Abandoning efforts to diversify, Meditrust said Thursday it would break into two real estate investment trusts, one focusing on health care properties and the other on hotels.
The company also said it will sell up to $1 billion of its $7 billion in assets, such as its Santa Anita racetrack in California and golf courses, about half of which will be used to pay down Meditrust's nearly $3.3 billion in debt. The REIT will also trim its dividend by 26 percent, to about $1.84 a share in 1999, down from the current $2.48.
The breakup will result in up to $448 million in charges, $248 million of which were taken in the third quarter, the company said.
In the third quarter, Meditrust also reported, funds from operations rose to $88.5 million from $48.8 million a year earlier. Because of an increase in shares, however, operating funds fell to 60 cents a share from 66 cents, under the 67 cents expected by analysts surveyed by First Call Corp.
In 1997, Meditrust undertook an effort to lift profits by expanding into into hotels and golf courses. Previously, the company had concentrated on health-care properties.

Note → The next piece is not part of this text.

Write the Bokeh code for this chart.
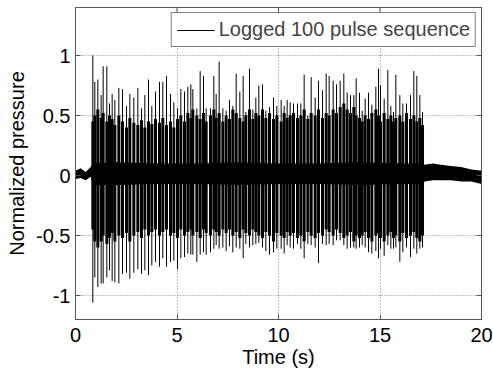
import math
from bokeh.plotting import figure
from bokeh.models import Range1d, FixedTicker, Legend, LegendItem
from bokeh.embed import file_html
from bokeh.resources import INLINE

# ---- data ----
pulse_t = [0.854, 0.952, 1.100, 1.264, 1.363, 1.544, 1.675, 1.806, 1.938, 2.135,
           2.315, 2.512, 2.677, 2.874, 3.071, 3.251, 3.415, 3.596, 3.760, 3.941,
           4.138, 4.302, 4.483, 4.680, 4.844, 5.025, 5.189, 5.369, 5.534, 5.681,
           5.780, 5.977, 6.141, 6.305, 6.437, 6.650, 6.814, 6.929, 7.077, 7.258,
           7.422, 7.586, 7.750, 7.915, 8.095, 8.259, 8.391, 8.571, 8.736, 8.883,
           9.031, 9.212, 9.376, 9.557, 9.754, 9.918, 10.131, 10.279, 10.427, 10.575,
           10.739, 10.936, 11.100, 11.264, 11.445, 11.609, 11.806, 11.970, 12.167, 12.348,
           12.496, 12.693, 12.857, 13.038, 13.218, 13.383, 13.547, 13.711, 13.826, 13.990,
           14.122, 14.269, 14.433, 14.598, 14.795, 14.926, 15.025, 15.205, 15.386, 15.534,
           15.665, 15.780, 15.977, 16.125, 16.305, 16.502, 16.667, 16.814, 16.962, 17.094]

pulse_hi = [1.00, 0.78, 0.80, 0.67, 0.91, 0.91, 0.60, 0.68, 0.63, 0.73,
            0.72, 0.58, 0.68, 0.65, 0.73, 0.56, 0.67, 0.80, 0.58, 0.70,
            0.78, 0.78, 0.83, 0.68, 0.61, 0.56, 0.72, 0.70, 0.74, 0.76,
            0.72, 0.56, 0.87, 0.83, 0.56, 0.56, 0.83, 0.68, 0.95, 0.56,
            0.54, 0.63, 0.58, 0.85, 0.70, 0.83, 0.53, 0.89, 0.55, 0.65,
            0.75, 0.76, 0.54, 0.57, 0.65, 0.58, 0.63, 0.58, 0.63, 0.61,
            0.60, 0.60, 0.60, 0.84, 0.50, 0.82, 0.65, 0.79, 0.71, 0.85,
            0.83, 0.79, 0.76, 0.79, 0.85, 0.69, 0.67, 0.67, 0.81, 0.69,
            0.54, 0.64, 0.69, 0.59, 0.74, 0.89, 0.75, 0.64, 0.88, 0.58,
            0.53, 0.84, 0.67, 0.60, 0.60, 0.67, 0.87, 0.83, 0.67, 0.53]

pulse_lo = [-1.06, -0.85, -0.93, -0.90, -0.90, -0.85, -0.79, -0.88, -0.89, -0.90,
            -0.82, -0.81, -0.86, -0.81, -0.78, -0.82, -0.79, -0.83, -0.75, -0.72,
            -0.76, -0.69, -0.76, -0.72, -0.71, -0.78, -0.69, -0.68, -0.65, -0.66,
            -0.66, -0.72, -0.66, -0.64, -0.66, -0.64, -0.61, -0.58, -0.61, -0.60,
            -0.63, -0.59, -0.64, -0.60, -0.61, -0.69, -0.57, -0.60, -0.58, -0.57,
            -0.56, -0.60, -0.63, -0.66, -0.64, -0.61, -0.61, -0.65, -0.58, -0.60,
            -0.61, -0.57, -0.61, -0.69, -0.57, -0.58, -0.60, -0.73, -0.57, -0.58,
            -0.57, -0.58, -0.54, -0.54, -0.58, -0.61, -0.60, -0.60, -0.61, -0.60,
            -0.58, -0.60, -0.64, -0.65, -0.63, -0.69, -0.61, -0.67, -0.58, -0.61,
            -0.61, -0.60, -0.72, -0.64, -0.60, -0.68, -0.61, -0.65, -0.61, -0.60]

# ringing that follows each pulse (extent of the dense black part)
ring_hi = [0.45, 0.50, 0.55, 0.48, 0.52, 0.45, 0.50, 0.47, 0.42, 0.50,
           0.45, 0.40, 0.48, 0.44, 0.42, 0.46, 0.40, 0.45, 0.43, 0.47,
           0.44, 0.48, 0.42, 0.45, 0.40, 0.47, 0.50, 0.45, 0.52, 0.48,
           0.55, 0.50, 0.47, 0.52, 0.45, 0.50, 0.55, 0.48, 0.52, 0.45,
           0.50, 0.47, 0.55, 0.52, 0.48, 0.45, 0.50, 0.55, 0.47, 0.52,
           0.50, 0.55, 0.48, 0.52, 0.47, 0.50, 0.45, 0.52, 0.48, 0.50,
           0.52, 0.48, 0.50, 0.55, 0.47, 0.52, 0.50, 0.55, 0.48, 0.52,
           0.50, 0.55, 0.52, 0.57, 0.60, 0.55, 0.52, 0.57, 0.50, 0.48,
           0.45, 0.50, 0.47, 0.52, 0.55, 0.50, 0.45, 0.52, 0.47, 0.50,
           0.45, 0.48, 0.50, 0.45, 0.52, 0.47, 0.50, 0.45, 0.48, 0.42]

ring_lo = [-0.45, -0.55, -0.60, -0.55, -0.50, -0.57, -0.52, -0.48, -0.55, -0.50,
           -0.52, -0.48, -0.55, -0.50, -0.47, -0.52, -0.45, -0.50, -0.47, -0.45,
           -0.50, -0.47, -0.45, -0.50, -0.48, -0.52, -0.45, -0.50, -0.47, -0.45,
           -0.50, -0.47, -0.52, -0.45, -0.48, -0.50, -0.45, -0.47, -0.50, -0.45,
           -0.48, -0.45, -0.50, -0.47, -0.52, -0.45, -0.48, -0.50, -0.45, -0.47,
           -0.50, -0.52, -0.47, -0.50, -0.55, -0.48, -0.50, -0.52, -0.47, -0.50,
           -0.48, -0.52, -0.50, -0.55, -0.47, -0.50, -0.52, -0.48, -0.50, -0.45,
           -0.47, -0.50, -0.45, -0.48, -0.52, -0.50, -0.47, -0.55, -0.50, -0.52,
           -0.50, -0.47, -0.52, -0.55, -0.50, -0.48, -0.52, -0.55, -0.50, -0.47,
           -0.52, -0.50, -0.55, -0.48, -0.52, -0.50, -0.47, -0.52, -0.55, -0.50]

# background noise / solid core around zero
core_t = [0, 0.25, 0.5, 0.75, 0.85, 2, 4, 6, 8, 10, 12, 14, 16, 17.1, 17.2, 17.6, 18, 18.5, 19, 19.5, 20]
core_hi = [0.04, 0.06, 0.03, 0.07, 0.10, 0.11, 0.10, 0.10, 0.11, 0.10, 0.10, 0.11, 0.10, 0.10, 0.09, 0.10, 0.09, 0.08, 0.07, 0.05, 0.04]
core_lo = [-0.03, -0.02, -0.04, -0.01, -0.08, -0.08, -0.07, -0.07, -0.08, -0.07, -0.07, -0.08, -0.07, -0.07, -0.05, -0.04, -0.04, -0.04, -0.05, -0.05, -0.07]

x_ticks = [0, 5, 10, 15, 20]
y_ticks = [-1, -0.5, 0, 0.5, 1]
y_tick_labels = ["-1", "-0.5", "0", "0.5", "1"]
X_MIN, X_MAX, Y_MIN, Y_MAX = 0, 20, -1.2, 1.4

FONT = "Liberation Sans"
AX = "#555555"

p = figure(width=493, height=370, output_backend="svg", toolbar_location=None,
           x_range=Range1d(X_MIN, X_MAX), y_range=Range1d(Y_MIN, Y_MAX),
           min_border_left=75, min_border_right=12, min_border_top=7, min_border_bottom=50)
p.background_fill_color = "white"
p.border_fill_color = "white"
p.outline_line_color = AX

p.varea(x=core_t, y1=core_lo, y2=core_hi, fill_color="black")
p.segment(x0=pulse_t, y0=ring_lo, x1=pulse_t, y1=ring_hi, line_color="black", line_width=3)
spikes = p.segment(x0=pulse_t, y0=pulse_lo, x1=pulse_t, y1=pulse_hi, line_color="black", line_width=1)

for ax in (p.xaxis[0], p.yaxis[0]):
    ax.major_tick_in = 5
    ax.major_tick_out = 0
    ax.minor_tick_line_color = None
    ax.axis_line_color = AX
    ax.major_tick_line_color = AX
    ax.major_label_text_font = FONT
    ax.major_label_text_font_size = "20px"
    ax.major_label_text_color = "black"
    ax.axis_label_text_font = FONT
    ax.axis_label_text_font_size = "20px"
    ax.axis_label_text_font_style = "normal"
    ax.axis_label_text_color = "black"

p.xaxis.ticker = FixedTicker(ticks=x_ticks)
p.yaxis.ticker = FixedTicker(ticks=y_ticks)
p.yaxis.major_label_overrides = {v: s for v, s in zip(y_ticks, y_tick_labels)}
p.xaxis.axis_label = "Time (s)"
p.yaxis.axis_label = "Normalized pressure"
p.xaxis.major_label_standoff = 8
p.xaxis.axis_label_standoff = 1
p.yaxis.major_label_standoff = 5
p.yaxis.axis_label_standoff = 5

# inward ticks on the top and right edges of the box
p.ray(x=x_ticks, y=Y_MAX, length=5, length_units="screen", angle=-math.pi / 2,
      line_color=AX, line_width=1)
p.ray(x=X_MAX, y=y_ticks, length=5, length_units="screen", angle=math.pi,
      line_color=AX, line_width=1)

p.xgrid.ticker = FixedTicker(ticks=x_ticks)
p.ygrid.ticker = FixedTicker(ticks=y_ticks)
for g in (p.xgrid[0], p.ygrid[0]):
    g.grid_line_color = "#808080"
    g.grid_line_dash = "1 2"
    g.grid_line_width = 1

legend = Legend(items=[LegendItem(label="Logged 100 pulse sequence", renderers=[spikes])],
                location="top_right", margin=5, padding=5, spacing=0,
                glyph_width=38, glyph_height=20, label_height=20, label_standoff=4,
                label_text_font=FONT, label_text_font_size="20px",
                border_line_color="black", border_line_width=1,
                background_fill_color="white", background_fill_alpha=1.0)
p.add_layout(legend)

open("out.html", "w").write(file_html(p, INLINE))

That effort fizzled, however, in large part because of changes in federal regulations governing REITS - and so did the company's stock. It's off more than 50 percent from its 52-week high of 39 1/8. With its latest move, Meditrust hopes to recover and regain momentum.
"Meditrust has redefined itself and is dedicated to focusing on its strengths in healthcare financing and lodging," said Thomas M. Taylor, the interim chairman, in a press release. "These are businesses we know best."
Taylor replaced company founder Abraham Gosman last summer, who resigned in light of the REIT's troubles.